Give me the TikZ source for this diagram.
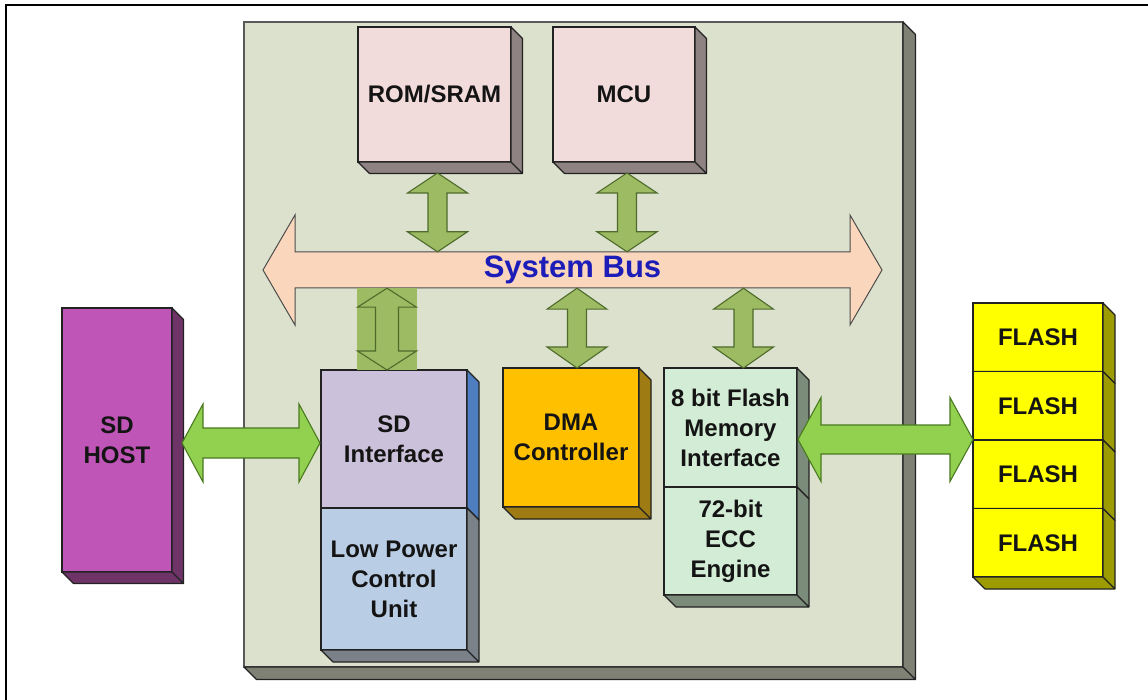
\documentclass[tikz,border=0pt]{standalone}
\usepackage{fontspec}
\setmainfont{Liberation Sans}
\usetikzlibrary{calc}

% colours
\definecolor{boardface}{HTML}{DBE1CC}
\definecolor{boardside}{HTML}{7F8175}
\definecolor{romface}{HTML}{F2DCDB}
\definecolor{romside}{HTML}{8E8282}
\definecolor{hostface}{HTML}{C055B8}
\definecolor{hostside}{HTML}{6E3468}
\definecolor{sdiface}{HTML}{CCC1DA}
\definecolor{sdiside}{HTML}{4F7EC0}
\definecolor{lpcface}{HTML}{B9CDE5}
\definecolor{lpcside}{HTML}{7B8189}
\definecolor{dmaface}{HTML}{FFC000}
\definecolor{dmaside}{HTML}{9E7C13}
\definecolor{fmiface}{HTML}{D3ECD5}
\definecolor{fmiside}{HTML}{7B8D7A}
\definecolor{flashface}{HTML}{FFFF00}
\definecolor{flashside}{HTML}{9C9C00}
\definecolor{busfill}{HTML}{FAD7BC}
\definecolor{armgreen}{HTML}{9CBB62}
\definecolor{armedge}{HTML}{4F6B2C}
\definecolor{linkgreen}{HTML}{92D050}
\definecolor{linkedge}{HTML}{4A7A20}
\definecolor{busblue}{HTML}{1C1CB8}
\definecolor{edge}{HTML}{222222}

\newcommand\lab{\fontsize{24}{30}\selectfont\bfseries}

% right and bottom faces of an extruded box: node, side colour, depth
\newcommand\extrude[3]{%
  \path[sideface, fill=#2] let \p1=(#1.north east), \p2=(#1.south west) in
    (\x1,\y1) -- ({\x1+#3},{\y1-#3}) -- ({\x1+#3},{\y2-#3}) -- (\x1,\y2) -- cycle
    (\x2,\y2) -- (\x1,\y2) -- ({\x1+#3},{\y2-#3}) -- ({\x2+#3},{\y2-#3}) -- cycle;}

% vertical double block arrow: style, top tip, bottom tip, half shaft, half head, head length
\newcommand\vdarrow[6]{%
  \path[#1] let \p1=#2, \p2=#3 in
    (\x1,\y1) -- ({\x1+#5},{\y1-#6}) -- ({\x1+#4},{\y1-#6}) -- ({\x1+#4},{\y2+#6})
    -- ({\x1+#5},{\y2+#6}) -- (\x1,\y2) -- ({\x1-#5},{\y2+#6}) -- ({\x1-#4},{\y2+#6})
    -- ({\x1-#4},{\y1-#6}) -- ({\x1-#5},{\y1-#6}) -- cycle;}

% horizontal double block arrow: style, left tip, right tip, half shaft, half head, head length
\newcommand\hdarrow[6]{%
  \path[#1] let \p1=#2, \p2=#3 in
    (\x1,\y1) -- ({\x1+#6},{\y1+#5}) -- ({\x1+#6},{\y1+#4}) -- ({\x2-#6},{\y1+#4})
    -- ({\x2-#6},{\y1+#5}) -- (\x2,\y1) -- ({\x2-#6},{\y1-#5}) -- ({\x2-#6},{\y1-#4})
    -- ({\x1+#6},{\y1-#4}) -- ({\x1+#6},{\y1-#5}) -- cycle;}

\tikzset{
  face/.style={draw=edge, line width=1.1pt, inner sep=0pt, outer sep=0pt,
    align=center, font=\lab, text=black!92},
  sideface/.style={draw=edge, line width=1.1pt, line join=round},
  armarrow/.style={fill=armgreen, draw=armedge, line width=1.1pt, line join=miter},
  linkarrow/.style={fill=linkgreen, draw=linkedge, line width=1.1pt, line join=miter},
  busarrow/.style={fill=busfill, draw=black!70, line width=1pt, line join=miter},
}

\begin{document}
\begin{tikzpicture}[x=1pt,y=-1pt]
\useasboundingbox (0,0) rectangle (1148,700);
\fill[white] (0,0) rectangle (1148,700);

% outer frame
\draw[line width=2pt, black] (6,700) -- (6,5) -- (1148,5);

% controller die
\node[face, draw=black!65, fill=boardface, minimum width=659, minimum height=645] (board) at (573.5,344.5) {};
\extrude{board}{boardside}{12.5}

% memory and processor
\node[face, fill=romface, minimum width=153, minimum height=135] (rom) at (434.5,94.5) {ROM/SRAM};
\extrude{rom}{romside}{11.5}
\node[face, fill=romface, minimum width=142, minimum height=135] (mcu) at (624,94.5) {MCU};
\extrude{mcu}{romside}{11.5}

% system bus
\coordinate (busL) at (263,270);
\coordinate (busR) at (882,270);
\hdarrow{busarrow}{(busL)}{(busR)}{18pt}{55pt}{32pt}
\node[inner sep=0pt, minimum width=555, minimum height=36, font=\fontsize{31}{31}\selectfont\bfseries, text=busblue]
  (bus) at ($(busL)!0.5!(busR)$) {System Bus};

% bus to memory and processor
\coordinate (romport) at ($(rom.south)+(3,11)$);
\coordinate (mcuport) at ($(mcu.south)+(3,11)$);
\vdarrow{armarrow}{(romport)}{(romport |- bus.north)}{9.5pt}{30pt}{20pt}
\vdarrow{armarrow}{(mcuport)}{(mcuport |- bus.north)}{9.5pt}{30pt}{20pt}

% SD host
\node[face, fill=hostface, minimum width=110, minimum height=264] (host) at (117,440) {SD\\HOST};
\extrude{host}{hostside}{11.5}

% SD interface and low power unit
\node[face, fill=sdiface, minimum width=146, minimum height=138] (sdi) at (394,439) {SD\\Interface};
\extrude{sdi}{sdiside}{12}
\node[face, fill=lpcface, minimum width=146, minimum height=142] (lpc) at (394,579) {Low Power\\Control\\Unit};
\extrude{lpc}{lpcside}{12}

% DMA
\node[face, fill=dmaface, minimum width=136, minimum height=139] (dma) at (571,437.5) {DMA\\Controller};
\extrude{dma}{dmaside}{12}

% flash memory interface and ECC
\node[face, fill=fmiface, minimum width=133, minimum height=119] (fmi) at (730.5,427.5) {8 bit Flash\\Memory\\Interface};
\extrude{fmi}{fmiside}{12}
\node[face, fill=fmiface, minimum width=133, minimum height=108] (ecc) at (730.5,541) {72-bit\\ECC\\Engine};
\extrude{ecc}{fmiside}{12}

% flash devices
\foreach \i/\yc in {1/337.25, 2/405.75, 3/474.25, 4/542.75} {
  \node[face, fill=flashface, minimum width=130, minimum height=68.5] (flash\i) at (1038,\yc) {FLASH};
  \extrude{flash\i}{flashside}{12}
}

% bus to SD interface (highlighted port)
\coordinate (sdiport) at ($(sdi.north)+(-7,0)$);
\fill[armgreen] ($(sdiport |- bus.south)+(-30,0)$) rectangle ($(sdiport)+(30,0)$);
\vdarrow{armarrow}{(sdiport |- bus.south)}{(sdiport)}{11.5pt}{29.5pt}{19pt}

% bus to DMA and flash memory interface
\coordinate (dmaport) at ($(dma.north)+(6,0)$);
\coordinate (fmiport) at ($(fmi.north)+(13,0)$);
\vdarrow{armarrow}{(dmaport |- bus.south)}{(dmaport)}{9.5pt}{30pt}{21pt}
\vdarrow{armarrow}{(fmiport |- bus.south)}{(fmiport)}{9.5pt}{30pt}{21pt}

% host link and flash link
\hdarrow{linkarrow}{($(host.east)+(10,3)$)}{($(sdi.west)+(-1,0)$)}{15pt}{39pt}{21pt}
\hdarrow{linkarrow}{($(fmi.east)+(1,12)$)}{(flash3.west)}{14.5pt}{42pt}{23pt}
\end{tikzpicture}
\end{document}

Directive: The data should be printed again unchanged; leave its pictures out.

In response:
Give me the TikZ source for this diagram.
\documentclass[tikz,border=0pt]{standalone}
\usepackage{fontspec}
\setmainfont{Liberation Sans}
\usetikzlibrary{calc}

% colours
\definecolor{boardface}{HTML}{DBE1CC}
\definecolor{boardside}{HTML}{7F8175}
\definecolor{romface}{HTML}{F2DCDB}
\definecolor{romside}{HTML}{8E8282}
\definecolor{hostface}{HTML}{C055B8}
\definecolor{hostside}{HTML}{6E3468}
\definecolor{sdiface}{HTML}{CCC1DA}
\definecolor{sdiside}{HTML}{4F7EC0}
\definecolor{lpcface}{HTML}{B9CDE5}
\definecolor{lpcside}{HTML}{7B8189}
\definecolor{dmaface}{HTML}{FFC000}
\definecolor{dmaside}{HTML}{9E7C13}
\definecolor{fmiface}{HTML}{D3ECD5}
\definecolor{fmiside}{HTML}{7B8D7A}
\definecolor{flashface}{HTML}{FFFF00}
\definecolor{flashside}{HTML}{9C9C00}
\definecolor{busfill}{HTML}{FAD7BC}
\definecolor{armgreen}{HTML}{9CBB62}
\definecolor{armedge}{HTML}{4F6B2C}
\definecolor{linkgreen}{HTML}{92D050}
\definecolor{linkedge}{HTML}{4A7A20}
\definecolor{busblue}{HTML}{1C1CB8}
\definecolor{edge}{HTML}{222222}

\newcommand\lab{\fontsize{24}{30}\selectfont\bfseries}

% right and bottom faces of an extruded box: node, side colour, depth
\newcommand\extrude[3]{%
  \path[sideface, fill=#2] let \p1=(#1.north east), \p2=(#1.south west) in
    (\x1,\y1) -- ({\x1+#3},{\y1-#3}) -- ({\x1+#3},{\y2-#3}) -- (\x1,\y2) -- cycle
    (\x2,\y2) -- (\x1,\y2) -- ({\x1+#3},{\y2-#3}) -- ({\x2+#3},{\y2-#3}) -- cycle;}

% vertical double block arrow: style, top tip, bottom tip, half shaft, half head, head length
\newcommand\vdarrow[6]{%
  \path[#1] let \p1=#2, \p2=#3 in
    (\x1,\y1) -- ({\x1+#5},{\y1-#6}) -- ({\x1+#4},{\y1-#6}) -- ({\x1+#4},{\y2+#6})
    -- ({\x1+#5},{\y2+#6}) -- (\x1,\y2) -- ({\x1-#5},{\y2+#6}) -- ({\x1-#4},{\y2+#6})
    -- ({\x1-#4},{\y1-#6}) -- ({\x1-#5},{\y1-#6}) -- cycle;}

% horizontal double block arrow: style, left tip, right tip, half shaft, half head, head length
\newcommand\hdarrow[6]{%
  \path[#1] let \p1=#2, \p2=#3 in
    (\x1,\y1) -- ({\x1+#6},{\y1+#5}) -- ({\x1+#6},{\y1+#4}) -- ({\x2-#6},{\y1+#4})
    -- ({\x2-#6},{\y1+#5}) -- (\x2,\y1) -- ({\x2-#6},{\y1-#5}) -- ({\x2-#6},{\y1-#4})
    -- ({\x1+#6},{\y1-#4}) -- ({\x1+#6},{\y1-#5}) -- cycle;}

\tikzset{
  face/.style={draw=edge, line width=1.1pt, inner sep=0pt, outer sep=0pt,
    align=center, font=\lab, text=black!92},
  sideface/.style={draw=edge, line width=1.1pt, line join=round},
  armarrow/.style={fill=armgreen, draw=armedge, line width=1.1pt, line join=miter},
  linkarrow/.style={fill=linkgreen, draw=linkedge, line width=1.1pt, line join=miter},
  busarrow/.style={fill=busfill, draw=black!70, line width=1pt, line join=miter},
}

\begin{document}
\begin{tikzpicture}[x=1pt,y=-1pt]
\useasboundingbox (0,0) rectangle (1148,700);
\fill[white] (0,0) rectangle (1148,700);

% outer frame
\draw[line width=2pt, black] (6,700) -- (6,5) -- (1148,5);

% controller die
\node[face, draw=black!65, fill=boardface, minimum width=659, minimum height=645] (board) at (573.5,344.5) {};
\extrude{board}{boardside}{12.5}

% memory and processor
\node[face, fill=romface, minimum width=153, minimum height=135] (rom) at (434.5,94.5) {ROM/SRAM};
\extrude{rom}{romside}{11.5}
\node[face, fill=romface, minimum width=142, minimum height=135] (mcu) at (624,94.5) {MCU};
\extrude{mcu}{romside}{11.5}

% system bus
\coordinate (busL) at (263,270);
\coordinate (busR) at (882,270);
\hdarrow{busarrow}{(busL)}{(busR)}{18pt}{55pt}{32pt}
\node[inner sep=0pt, minimum width=555, minimum height=36, font=\fontsize{31}{31}\selectfont\bfseries, text=busblue]
  (bus) at ($(busL)!0.5!(busR)$) {System Bus};

% bus to memory and processor
\coordinate (romport) at ($(rom.south)+(3,11)$);
\coordinate (mcuport) at ($(mcu.south)+(3,11)$);
\vdarrow{armarrow}{(romport)}{(romport |- bus.north)}{9.5pt}{30pt}{20pt}
\vdarrow{armarrow}{(mcuport)}{(mcuport |- bus.north)}{9.5pt}{30pt}{20pt}

% SD host
\node[face, fill=hostface, minimum width=110, minimum height=264] (host) at (117,440) {SD\\HOST};
\extrude{host}{hostside}{11.5}

% SD interface and low power unit
\node[face, fill=sdiface, minimum width=146, minimum height=138] (sdi) at (394,439) {SD\\Interface};
\extrude{sdi}{sdiside}{12}
\node[face, fill=lpcface, minimum width=146, minimum height=142] (lpc) at (394,579) {Low Power\\Control\\Unit};
\extrude{lpc}{lpcside}{12}

% DMA
\node[face, fill=dmaface, minimum width=136, minimum height=139] (dma) at (571,437.5) {DMA\\Controller};
\extrude{dma}{dmaside}{12}

% flash memory interface and ECC
\node[face, fill=fmiface, minimum width=133, minimum height=119] (fmi) at (730.5,427.5) {8 bit Flash\\Memory\\Interface};
\extrude{fmi}{fmiside}{12}
\node[face, fill=fmiface, minimum width=133, minimum height=108] (ecc) at (730.5,541) {72-bit\\ECC\\Engine};
\extrude{ecc}{fmiside}{12}

% flash devices
\foreach \i/\yc in {1/337.25, 2/405.75, 3/474.25, 4/542.75} {
  \node[face, fill=flashface, minimum width=130, minimum height=68.5] (flash\i) at (1038,\yc) {FLASH};
  \extrude{flash\i}{flashside}{12}
}

% bus to SD interface (highlighted port)
\coordinate (sdiport) at ($(sdi.north)+(-7,0)$);
\fill[armgreen] ($(sdiport |- bus.south)+(-30,0)$) rectangle ($(sdiport)+(30,0)$);
\vdarrow{armarrow}{(sdiport |- bus.south)}{(sdiport)}{11.5pt}{29.5pt}{19pt}

% bus to DMA and flash memory interface
\coordinate (dmaport) at ($(dma.north)+(6,0)$);
\coordinate (fmiport) at ($(fmi.north)+(13,0)$);
\vdarrow{armarrow}{(dmaport |- bus.south)}{(dmaport)}{9.5pt}{30pt}{21pt}
\vdarrow{armarrow}{(fmiport |- bus.south)}{(fmiport)}{9.5pt}{30pt}{21pt}

% host link and flash link
\hdarrow{linkarrow}{($(host.east)+(10,3)$)}{($(sdi.west)+(-1,0)$)}{15pt}{39pt}{21pt}
\hdarrow{linkarrow}{($(fmi.east)+(1,12)$)}{(flash3.west)}{14.5pt}{42pt}{23pt}
\end{tikzpicture}
\end{document}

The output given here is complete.